I spend a lot of time in this space marveling at the power of Facebook and other social media platforms, but the truth is it’s because I’m kind of in awe of this phenomenon myself. A year ago I didn’t want to join Facebook, and I thought Twitter was an appropriate name for a platform that basically was going to be a fly-by-night venture for teen girls who wanted to see if they could text their nonsense in 140 letters or less. I have since eaten many servings of humble pie, and as part of my penance I try to say at least one good thing about social media every day.
At no time, however, have I suggested that home-based travel agents should give up one of their tried-and-true marketing strategies: direct mail. This is still perhaps the best way for many of you to reach most of your preferred client base.
A report out this week from ICOM, a division of Epsilon Training, notes that American consumers in the valued 18- to 34-year-old demographic prefer by a wide margin to learn about marketing offers via postal mail and newspapers rather than online sources such as social media platforms. (Aye, but here's the rub: Travel was the exception, where 18- to 34-year-old Americans preferred online to offline information by a 42 percent to 35 percent margin. Still, that 35 percent is a high enough number not to ignore.)
Most of the categories in the survey were product-oriented—household cleaners, food, personal care, etc.—so maybe the coupons in the weekly Val-Pak just lend themselves better to consumer goods than services.
More importantly, though, is the perception these younger adults have of e-mail and social media. They’re not as completely enraptured by it as we might suspect. In fact, when it comes to faith in the message being delivered, traditional mail still wins over the Internet—and that’s across all ages.

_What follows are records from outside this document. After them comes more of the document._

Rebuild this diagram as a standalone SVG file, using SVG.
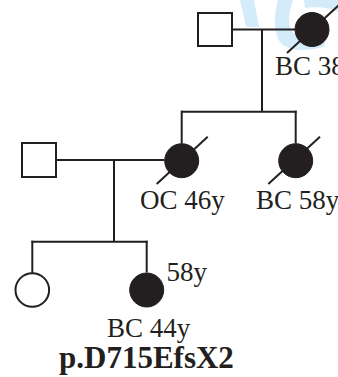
<svg xmlns="http://www.w3.org/2000/svg" width="338" height="377" viewBox="0 0 338 377">
<style>
.ln{stroke:#231f20;stroke-width:2;fill:none}
.m{fill:#fff;stroke:#231f20;stroke-width:2}
.a{fill:#231f20;stroke:#231f20;stroke-width:1}
.t{font-family:"Liberation Serif","Times New Roman",serif;font-size:27px;fill:#231f20}
.b{font-family:"Liberation Serif","Times New Roman",serif;font-size:31px;font-weight:bold;fill:#231f20}
.wm{fill:#d4ecfa}
</style>
<rect width="338" height="377" fill="#fff"/>
<g id="watermark">
<path class="wm" d="M240,0 L254,0 L259,27 L246,27 Z"/>
<path class="wm" d="M278,0 C274,15 273,32 280,42 C288,52 310,52 325,46 L322,36 C308,40 295,38 291,30 C287,22 290,8 293,0 Z"/>
<path class="wm" d="M304,0 L338,0 L338,12 C330,8 318,6 305,8 Z"/>
</g>
<g id="connectors">
<line class="ln" x1="232" y1="29.5" x2="295" y2="29.5"/>
<line class="ln" x1="262" y1="29.5" x2="262" y2="111.7"/>
<line class="ln" x1="181" y1="111.7" x2="296.7" y2="111.7"/>
<line class="ln" x1="181.7" y1="110.7" x2="181.7" y2="143.5"/>
<line class="ln" x1="295.7" y1="110.7" x2="295.7" y2="143.5"/>
<line class="ln" x1="56" y1="160" x2="164.5" y2="160"/>
<line class="ln" x1="114" y1="160" x2="114" y2="241.7"/>
<line class="ln" x1="31.5" y1="241.7" x2="147.5" y2="241.7"/>
<line class="ln" x1="32.3" y1="240.7" x2="32.3" y2="273.2"/>
<line class="ln" x1="146.7" y1="240.7" x2="146.7" y2="272.5"/>
</g>
<g id="n_gf">
<rect class="m" x="198" y="13" width="34" height="33"/>
</g>
<g id="n_gm">
<circle class="a" cx="312" cy="29.5" r="17"/>
<line class="ln" x1="287" y1="53" x2="339" y2="5"/>
<text class="t" x="275" y="75">BC 38</text>
</g>
<g id="n_father">
<rect class="m" x="22" y="143" width="34" height="34"/>
</g>
<g id="n_mother">
<circle class="a" cx="181.7" cy="160.7" r="17"/>
<line class="ln" x1="156.7" y1="184" x2="207.7" y2="136.7"/>
<text class="t" x="140" y="209">OC 46y</text>
</g>
<g id="n_aunt">
<circle class="a" cx="295.7" cy="160.7" r="17"/>
<line class="ln" x1="268.3" y1="184" x2="320" y2="136.7"/>
<text class="t" x="256" y="209">BC 58y</text>
</g>
<g id="n_sister">
<circle class="m" cx="32.3" cy="290" r="16.8"/>
</g>
<g id="n_proband">
<circle class="a" cx="146.7" cy="290" r="17"/>
<text class="t" x="166.5" y="281">58y</text>
<text class="t" x="107" y="337">BC 44y</text>
<text class="b" x="59" y="368">p.D715EfsX2</text>
</g>
</svg>
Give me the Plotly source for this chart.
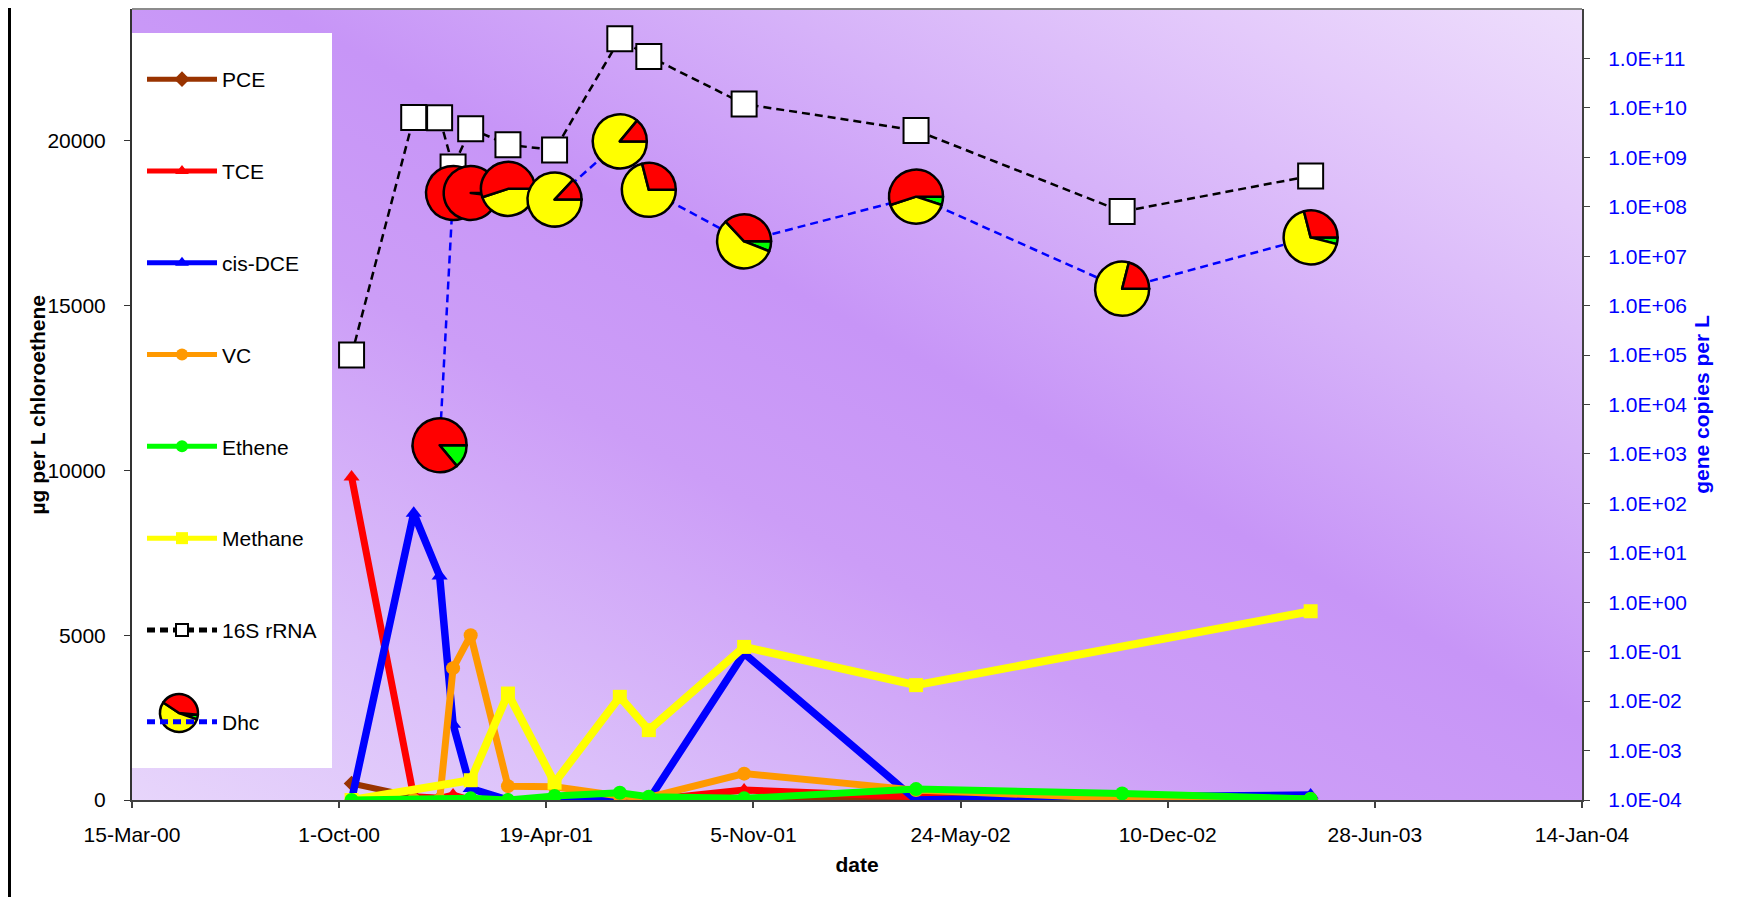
import base64
import math
from datetime import datetime
import plotly.graph_objects as go

# ---------------- data ----------------
sample_dates = ["2000-10-13", "2000-12-12", "2001-01-06", "2001-01-19", "2001-02-05",
                "2001-03-13", "2001-04-27", "2001-06-29", "2001-07-27", "2001-10-27",
                "2002-04-11", "2002-10-27", "2003-04-27"]
pce = [500, 100, 50, 50, 0, 0, 0, 0, 0, 0, 100, 0, 0]
tce = [9800, 100, 50, 150, 0, 0, 0, 0, 0, 300, 100, 0, 0]
cis_dce = [0, 8700, 6800, 2300, 350, 0, 0, 0, 0, 4450, 0, 100, 150]
vc = [0, 0, 0, 4000, 5000, 420, 400, 120, 80, 800, 300, 50, 30]
ethene = [0, None, None, None, 50, 0, 120, 220, 100, 50, 330, 200, 30]
methane = [0, None, None, None, 600, 3230, 525, 3130, 2120, 4645, 3485, None, 5727]
rrna_16s = [1.0e5, 6.4e9, 6.3e9, 6.4e8, 3.8e9, 1.8e9, 1.4e9, 2.5e11, 1.1e11,
            1.2e10, 3.5e9, 8.0e7, 4.2e8]
dhc = [None, None, 1.5e3, 1.9e8, 1.9e8, 2.3e8, 1.4e8, 2.1e9, 2.2e8, 2.0e7,
       1.6e8, 2.2e6, 2.4e7]
# pie composition of each Dhc point (percent)
dhc_red = [None, None, 86, 85, 98, 55, 13, 14, 29, 37, 55, 21, 29]
dhc_yellow = [None, None, 0, 0, 0, 45, 87, 86, 71, 57, 40, 79, 67]
dhc_green = [None, None, 14, 15, 2, 0, 0, 0, 0, 6, 5, 0, 4]
legend_pie = [4, 54, 42]  # green, yellow, red

x_tick_dates = ["2000-03-15", "2000-10-01", "2001-04-19", "2001-11-05", "2002-05-24",
                "2002-12-10", "2003-06-28", "2004-01-14"]
x_tick_labels = ["15-Mar-00", "1-Oct-00", "19-Apr-01", "5-Nov-01", "24-May-02",
                 "10-Dec-02", "28-Jun-03", "14-Jan-04"]
y_left_ticks = [0, 5000, 10000, 15000, 20000]
y_right_exponents = list(range(-4, 12))

# ---------------- layout constants ----------------
W, H = 1751, 889
ML, MR, MT, MB = 124, 177, 1, 97
PW, PH = W - ML - MR, H - MT - MB
X_MIN, X_MAX = "2000-03-15", "2004-01-14"
Y2_LOG_MIN, Y2_LOG_MAX = -4, 12
FONT = "Liberation Sans, Arial, sans-serif"

fig = go.Figure()

def line_trace(name, y, color, symbol, msize, width, rank, yaxis="y", dash=None,
               mfill=None, mline=None):
    marker = dict(symbol=symbol, size=msize, color=mfill or color)
    if mline:
        marker["line"] = mline
    return go.Scatter(
        x=sample_dates, y=y, name=name, mode="lines+markers", yaxis=yaxis,
        line=dict(color=color, width=width, dash=dash), marker=marker,
        connectgaps=True, legendgroup=name, legendrank=rank,
    )

fig.add_trace(line_trace("PCE", pce, "#993300", "diamond", 12, 6, 1))
fig.add_trace(line_trace("TCE", tce, "#FF0000", "triangle-up", 14, 7, 2))
fig.add_trace(line_trace("cis-DCE", cis_dce, "#0000FF", "triangle-up", 14, 7.5, 3))
fig.add_trace(line_trace("VC", vc, "#FF9900", "circle", 14, 7, 4))
fig.add_trace(line_trace("Methane", methane, "#FFFF00", "square", 14, 8, 6))
fig.add_trace(line_trace("Ethene", ethene, "#00FF00", "circle", 14, 7, 5))
fig.add_trace(line_trace("16S rRNA", rrna_16s, "#000000", "square", 25, 2.5, 7, yaxis="y2",
                         dash="8px,5px", mfill="#FFFFFF",
                         mline=dict(color="#000000", width=2)))
fig.add_trace(go.Scatter(
    x=sample_dates, y=dhc, name="Dhc", mode="lines", yaxis="y2",
    line=dict(color="#0000FF", width=2.5, dash="8px,5px"), connectgaps=True,
    legendgroup="Dhc", legendrank=8,
))

# ---------------- pies on the Dhc points ----------------
t0 = datetime.fromisoformat(X_MIN)
t1 = datetime.fromisoformat(X_MAX)
span = (t1 - t0).total_seconds()
PIE_D = 54
hx = PIE_D / PW / 2
hy = PIE_D / PH / 2
for d, v, r, yel, g in zip(sample_dates, dhc, dhc_red, dhc_yellow, dhc_green):
    if v is None:
        continue
    xf = (datetime.fromisoformat(d) - t0).total_seconds() / span
    yf = (math.log10(v) - Y2_LOG_MIN) / (Y2_LOG_MAX - Y2_LOG_MIN)
    fig.add_trace(go.Pie(
        values=[g, yel, r], labels=["green", "yellow", "red"], sort=False,
        direction="clockwise", rotation=90, textinfo="none", showlegend=False,
        marker=dict(colors=["#00FF00", "#FFFF00", "#FF0000"],
                    line=dict(color="#000000", width=2.5)),
        domain=dict(x=[xf - hx, xf + hx], y=[yf - hy, yf + hy]),
        hovertemplate=d + "<extra></extra>",
    ))

# legend pie icon for Dhc (figure pixel coordinates)
LP_CX, LP_CY, LP_R = 171, 705, 19
fig.add_trace(go.Pie(
    values=legend_pie, labels=["green", "yellow", "red"], sort=False,
    direction="clockwise", rotation=95, textinfo="none", showlegend=False,
    marker=dict(colors=["#00FF00", "#FFFF00", "#FF0000"],
                line=dict(color="#000000", width=2.5)),
    domain=dict(x=[(LP_CX - LP_R - ML) / PW, (LP_CX + LP_R - ML) / PW],
                y=[(H - MB - LP_CY - LP_R) / PH, (H - MB - LP_CY + LP_R) / PH]),
    hoverinfo="skip",
))

# ---------------- background gradient ----------------
stops = [(0.0, "#E7D5FB"), (0.18, "#DBBFFA"), (0.4, "#CC9DF7"), (0.55, "#C795F7"),
         (0.72, "#D6B2F9"), (0.87, "#E4CAFB"), (1.0, "#EEDEFC")]
svg = ("<svg xmlns='http://www.w3.org/2000/svg' width='100' height='100' "
       "viewBox='0 0 100 100' preserveAspectRatio='none'>"
       "<defs><linearGradient id='g' x1='0' y1='1' x2='1' y2='0'>"
       + "".join("<stop offset='%s' stop-color='%s'/>" % s for s in stops) +
       "</linearGradient></defs>"
       "<rect width='100' height='100' fill='url(#g)'/></svg>")
svg_uri = "data:image/svg+xml;base64," + base64.b64encode(svg.encode()).decode()

def px_x(x):
    return (x - ML) / PW

def px_y(y):
    return (H - MB - y) / PH

fig.update_layout(
    width=W, height=H,
    margin=dict(l=ML, r=MR, t=MT, b=MB, autoexpand=False),
    paper_bgcolor="#FFFFFF", plot_bgcolor="#C99CF7",
    font=dict(family=FONT, size=21, color="#000000"),
    images=[dict(source=svg_uri, xref="paper", yref="paper", x=0, y=1,
                 sizex=1, sizey=1, xanchor="left", yanchor="top",
                 sizing="stretch", layer="below")],
    xaxis=dict(
        type="date", range=[X_MIN, X_MAX], tickvals=x_tick_dates, ticktext=x_tick_labels,
        showgrid=False, zeroline=False, showline=True, linecolor="#404040", linewidth=2,
        ticks="outside", ticklen=6, tickcolor="#404040", tickwidth=1.5,
        ticklabelstandoff=9,
        tickfont=dict(size=21, family=FONT, color="#000000"),
        title=dict(text="<b>date</b>", font=dict(size=21, family=FONT), standoff=12),
    ),
    yaxis=dict(
        range=[0, 24000], tickvals=y_left_ticks, tickformat="d", showgrid=False,
        zeroline=False, showline=True, linecolor="#333333", linewidth=2,
        ticks="outside", ticklen=6, tickcolor="#333333", ticklabelstandoff=14,
        tickfont=dict(size=21, family=FONT, color="#000000"),
    ),
    yaxis2=dict(
        type="log", range=[Y2_LOG_MIN, Y2_LOG_MAX], overlaying="y", side="right",
        tickvals=[10.0 ** e for e in y_right_exponents],
        ticktext=["%.1E" % (10.0 ** e) for e in y_right_exponents],
        showgrid=False, zeroline=False, showline=True, linecolor="#404040", linewidth=2,
        ticks="outside", ticklen=6, tickcolor="#404040", ticklabelstandoff=14,
        tickfont=dict(size=21, family=FONT, color="#0000FF"),
        title=dict(text="<b>gene copies per L</b>",
                   font=dict(size=21, family=FONT, color="#0000FF"), standoff=8),
    ),
    annotations=[
        dict(text="<b>µg per L chloroethene</b>", xref="paper", yref="paper",
             x=px_x(29), y=0.5, xanchor="center", yanchor="middle", textangle=-90,
             showarrow=False, font=dict(size=21, family=FONT, color="#000000")),
    ],
    legend=dict(
        x=10 / PW, y=(PH - 50) / PH, xanchor="left", yanchor="top",
        bgcolor="rgba(0,0,0,0)", borderwidth=0,
        font=dict(size=21, family=FONT, color="#000000"),
        tracegroupgap=61.5, itemsizing="constant", itemwidth=70,
    ),
    shapes=[
        dict(type="rect", xref="paper", yref="paper", x0=0, x1=px_x(324),
             y0=px_y(760), y1=px_y(25),
             fillcolor="#FFFFFF", line=dict(width=0), layer="below"),
        dict(type="line", xref="paper", yref="paper", x0=0, x1=1, y0=1, y1=1,
             line=dict(color="#8C8C8C", width=2)),
        dict(type="line", xref="paper", yref="paper", x0=px_x(1.5), x1=px_x(1.5),
             y0=px_y(H), y1=px_y(0), line=dict(color="#000000", width=3)),
        dict(type="line", xref="paper", yref="paper", x0=px_x(1748), x1=px_x(1748),
             y0=px_y(H), y1=px_y(0), line=dict(color="#000000", width=3)),
    ],
)

fig.write_html("out.html")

Here are four key points from the survey that are all solid reasons why you should continue with your traditional marketing programs:
• 36 percent of respondents in 2010 said information is more private if sent through the mail vs. email or online, up from 29 percent in 2008
• 25 percent of respondents in 2010 said a large quantity of online information can’t be trusted, up from 19 percent in 2008
• 20 percent of respondents in 2010 said they trust information received by mail more than online, up from 12 percent in 2008
• 45 percent of U.S. men and 36 percent of U.S. women do not have any social media accounts.
There are a growing number of channel choices for your marketing efforts. What you need to do is really examine your client base—or the client base you’d like to have—and put your muscle and dollars behind the best way to reach them. But just because you’re changing focus doesn’t mean you have to abandon the tools and techniques that have been working for you. The world changes fast—people’s habits, less so.